ところでオブライエン師は今期、これが23勝目となるGⅠ戦制覇。これまで1シーズンに制したGⅠ戦最多勝は2003年に故ロバート・フランケル師が達成した25勝ですが、オブライエン師はこれにあと2勝と迫りました。ローリー・ポリーは来月の第1土曜日にデル・マー競馬場で行われるBCフィリー・アンド・メア・ターフを目指しますが、そのオッズはレース前の14対1から8対1に上がりました。そこでフランケル師の偉業に並べば、正に絵になるシーンとなるでしょう。
これに関して師は、“もちろん実現することに期待はしているが、あくまで馬ファースト”と持論を曲げていません。ご存知のように、クールモア軍団で先ず決定権があるのはラッド達なのです。

2・3着を占めたゴスデン師は、やはり馬場。

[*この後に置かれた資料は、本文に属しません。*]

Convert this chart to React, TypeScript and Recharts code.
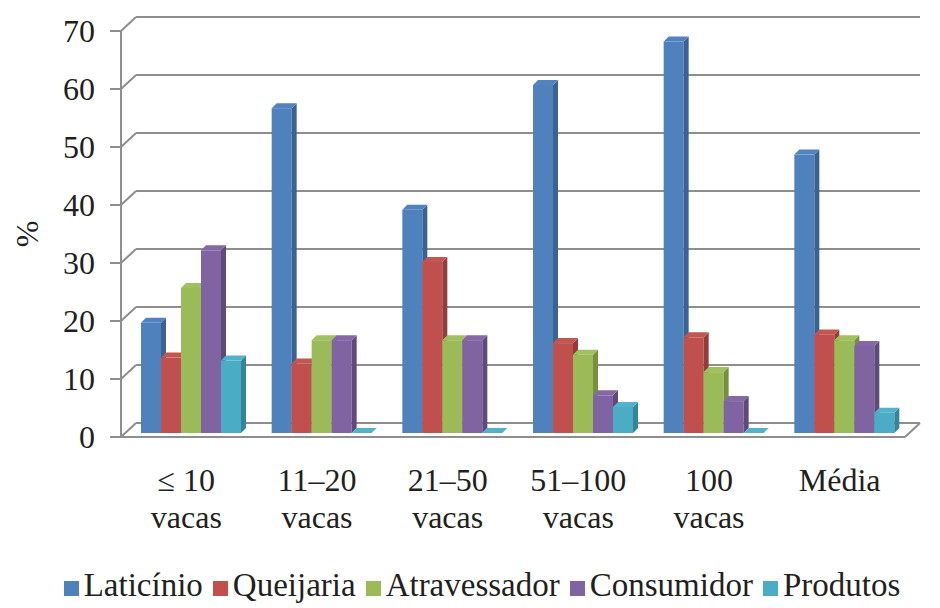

もう少し雨が降って重馬場になれば逆転は可能だったとコメントしています。3着馬に騎乗したジミー・フォーチュン騎手は、これが引退レース。8番人気の馬を3着に持って来たのですから、これ以上はない最後の騎乗だったと言えるでしょう。本人も感無量。

一方のアスコット競馬場、こちらは good to soft と柔らかい馬場でG戦は2鞍。先に行われたカンバーランド・ロッジ・ステークス Cumberland Lodge S (GⅢ、3歳上、1マイル4ハロン)は9頭立てとなり、フランスからアンドレ・ファーブル師が送り込んだヴァルドガイスト Waldgeist が4対7の断然1番人気。今年の仏ダービー2着、愛ダービー4着馬で、これがカラー競馬場以来となる約100日振りの実戦です。
3番人気(8対1)のデインヒル・コディアック Danehill Kodiac が逃げ、ヴァルドガイストは6番手から。しかし逃げ馬が大きなリードを取ったこともあって、ヴァルドガイストの追い込みは一歩及ばず、大本命に首差でデインヒル・コディアックが逃げ切ってしまいました。2番手を追走していた2番人気(5対1)のシークレット・ナンバー Secret Number が1馬身4分の3差の3着。

リチャード・ハノン厩舎、シーン・レヴィー騎乗のデインヒル・コディアックは、調整が遅れて今期前半は使えなかった4歳馬。シーズン初戦となったニューマーケットのハンデ戦に勝ち、続くセプテンバー・ステークス(GⅢ)が4着、前走ニューバリーのハンデ戦でも2着と、徐々に調子を上げてのG戦初制覇です。今期は全て1マイル半の距離に出走し、典型的な中・長距離タイプ。来年も現役に留まり、先ずはコロネーション・カップを目標にするとのことでした。

昨日の最後は、短距離のベングー・ステークス Bengough S (GⅢ、3歳上、6ハロン)。10頭が出走し、レヴェルの高い3歳勢を代表してコモンウェルス・カップ(GⅠ)3着のブルー・ポイント Blue Point がイーヴンの1番人気。
スタートから飛び出したブルー・ポイント、そのままスピードに乗り、最後方から追い込む並んだ4番人気(9対1)のプロジェクション Projection に半馬身差を付ける逃げ切り勝ちで堂々人気に応えました。同じ4番人気のマジカル・メモリー Magical Memory が3馬身4分の1差の3着。

ゴドルフィンが所有するブルー・ポイントは、チャーリー・アップルビー厩舎で、鞍上は8月にアーリントンで落馬負傷して以来の復帰戦となるウイリアム・ビュイック騎乗。ビュイックに復帰後初勝利をプレゼントしました。
今期初戦5月に同じアスコットでパヴィリオン・ステークス(GⅢ)に勝ち、コモンウェルスに続いてはヘイドック・スプリント・カップ(GⅠ)でも着。G戦は2歳時のジムクラック・ステークス(GⅡ)を加えて3勝目となります。2週後のアスコットで行われるチャンピオンズ・スプリントのオッズは10対1に上がりましたが、本来は良馬場を得意とする同馬、馬場が重ければ回避するようです。何しろハリー・エンジェル Harry Angel が固い本命ですから、得意の馬場でない限りは勝ち目はなさそう。冬はドバイで過ごし、来年夏の捲土重来を目指します。